I “like” everything about the 2015 Thalys terrorist train attack incident, and that includes, in a limited way, Clint Eastwood‘s The 15:17 to Paris, which I paid to see last night at the Grove.

To my surprise the theatre was 95% packed. I guess I wasn’t the only one who wanted to see Spencer Stone, Anthony Sadler and Alek Skarlatos overpower that terrorist asshole and beat the shit out of him, and so I sat through 85 minutes of meandering, faint-pulse exposition to watch that happen.

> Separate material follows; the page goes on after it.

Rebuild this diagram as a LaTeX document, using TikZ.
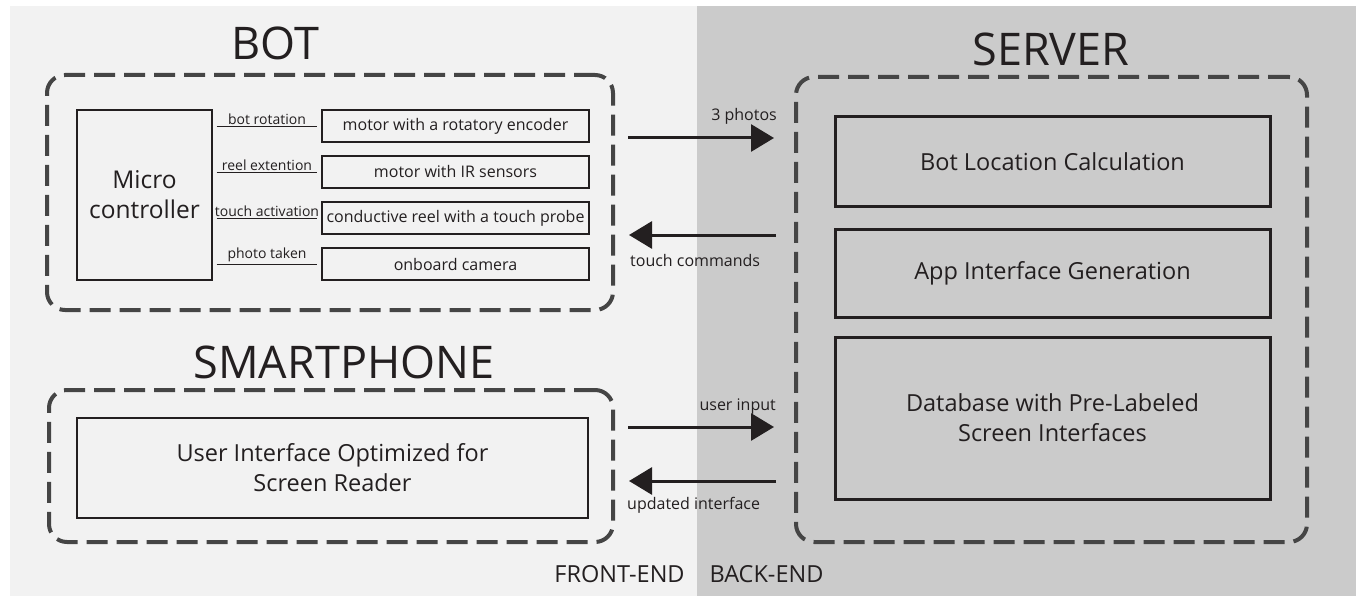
\documentclass[tikz,border=0pt]{standalone}
\usepackage{fontspec}
\setmainfont{Open Sans}
\usetikzlibrary{arrows.meta}

\definecolor{frontgray}{HTML}{F2F2F2}
\definecolor{backgray}{HTML}{CBCBCB}
\definecolor{dashgray}{HTML}{454545}
\definecolor{inkblack}{HTML}{231F20}

\tikzset{group box/.style={
    	draw=dashgray, line width=4pt, dash pattern=on 21pt off 9pt,
    	rounded corners=18pt, inner sep=0pt
  	},
  	part box/.style={
    	draw=inkblack, line width=1.3pt, inner sep=0pt, align=center,
    	text=inkblack, font=\fontsize{16}{19}\selectfont
  	},
  	block box/.style={
    	draw=inkblack, line width=3pt, inner sep=0pt, align=center,
    	text=inkblack, font=\fontsize{23.5}{30}\selectfont
  	},
  	group title/.style={text=inkblack, font=\fontsize{45}{52}\selectfont},
  	signal line/.style={inkblack, line width=0.9pt, shorten <=4pt, shorten >=4pt},
  	flow arrow/.style={inkblack, line width=3pt, -{Triangle[length=23pt, width=27pt]}},
  	flow label/.style={text=inkblack, inner sep=0pt, font=\fontsize{16}{19}\selectfont}
}

\begin{document}
\begin{tikzpicture}[x=1pt, y=-1pt]
		% backgrounds
		\fill [white] (0,0) rectangle (1356,596);
		\fill [frontgray] (10,6) rectangle (697,596);
		\fill [backgray] (697,6) rectangle (1356,596);

		% groups
		\node [group box, minimum width=566pt, minimum height=235pt] (bot) at (330,192.5) {};
		\node [group box, minimum width=564pt, minimum height=152pt] (phone) at (331,466) {};
		\node [group box, minimum width=511pt, minimum height=465pt] (server) at (1051.5,309.5) {};
		\node [group title] (bottitle) at (275,43) {BOT};
		\node [group title] (phonetitle) at (344,362) {SMARTPHONE};
		\node [group title] (servertitle) at (1051,49) {SERVER};

		% bot parts
		\node [part box, minimum width=135pt, minimum height=170pt, font=\fontsize{24.5}{30}\selectfont]
			(micro) at (144.5,195) {Micro\\controller};
		\foreach \name/\signal/\part [count=\i from 0] in {
				rot/bot rotation/motor with a rotatory encoder,
				reel/reel extention/motor with IR sensors,
				touch/touch activation/conductive reel with a touch probe,
				cam/photo taken/onboard camera}
		{
			\node [part box, minimum width=267pt, minimum height=32pt] (\name) at (455.5,{126+46*\i}) {\part};
			\draw [signal line] (micro.east |- \name.west) -- (\name.west)
				node [midway, above, inner sep=1.2pt, text=inkblack, font=\fontsize{14}{16}\selectfont] {\signal};
		}

		% smartphone
		\node [part box, line width=1.4pt, minimum width=511pt, minimum height=100pt, font=\fontsize{23.5}{30}\selectfont]
			(ui) at (332.5,468) {User Interface Optimized for\\Screen Reader};

		% server blocks
		\node [block box, minimum width=435pt, minimum height=89pt] (locate) at (1052.5,161.5) {Bot Location Calculation};
		\node [block box, minimum width=435pt, minimum height=88pt] (appgen) at (1052.5,273) {App Interface Generation};
		\node [block box, minimum width=435pt, minimum height=162pt] (labeldb) at (1052.5,418) {Database with Pre-Labeled\\Screen Interfaces};

		% flows
		\draw [flow arrow, shorten <=13pt, shorten >=20pt] (bot.east |- 0,138) -- (server.west |- 0,138);
		\draw [flow arrow, shorten <=18pt, shorten >=14pt] (server.west |- 0,235) -- (bot.east |- 0,235);
		\draw [flow arrow, shorten <=13pt, shorten >=20pt] (phone.east |- 0,427) -- (server.west |- 0,427);
		\draw [flow arrow, shorten <=18pt, shorten >=14pt] (server.west |- 0,481) -- (phone.east |- 0,481);
		\node [flow label, anchor=east] (photolbl) at (777,116) {3 photos};
		\node [flow label, anchor=west] (touchlbl) at (630,260) {touch commands};
		\node [flow label, anchor=east] (inputlbl) at (776,407) {user input};
		\node [flow label, anchor=west] (updatelbl) at (627,505) {updated interface};

		% sides
		\node [flow label, font=\fontsize{23.5}{28}\selectfont] (frontlbl) at (619.5,574) {FRONT-END};
		\node [flow label, font=\fontsize{23.5}{28}\selectfont] (backlbl) at (766.5,574) {BACK-END};
	\end{tikzpicture}
\end{document}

The 15:17 to Paris (which should have been titled 3:17 to Paris) is obviously (a) not a real movie, (b) weak docudrama tea and (c) weirdly Christian to boot, but I didn’t hate it. I knew it would be shit, and so I was ready for that, and then it turned out to be mildly weightless. Most of it felt like I was sitting in the back seat of an Uber or on a high-speed European train, waiting to reach my destination. Was it horrifically boring? No, but it wasn’t what anyone would call engaging or riveting.

The guy next to me was murmuring slight approval from time to time, but I could tell he was waiting for the movie to kick into gear and actually do something. But it wouldn’t. It refused. I could sense that the guy wasn’t miserable, but he was certainly underwhelmed. The vibe in the theatre #4 was flat while it played, only one guy clapped when it ended, and I overheard two angry complaints out in the lobby.

I didn’t find it painful to sit through — just slightly boring. The bad-behavior childhood stuff…later. The stuff about the rebellious, bull-headed Stone going through Air Force training…didn’t care. I was fascinated once the incident finally happened (I never knew Stone would’ve been shot right through the forehead if Ayoub El Khazzani‘s rifle hadn’t jammed) and I loved the aftermath in Paris when Francois Hollande presented the trio with Legion of Honor medals.

The Christian stuff (i.e., Stone wondering if God has a special plan for him, and Skarlatos’ mom sensing that “something really exciting” is going to happen to him) is bullshit. It’s awesome that Stone, Sadler and Skarlatos did what they did, but I don’t want to hear any Christian propaganda about divine destiny. God has no rooting interest in anything good or bad happening on the planet Earth…none. If you want to believe that God had a plan for Spencer Stone, you also have to accept that he had one for Kevin Cosgrove.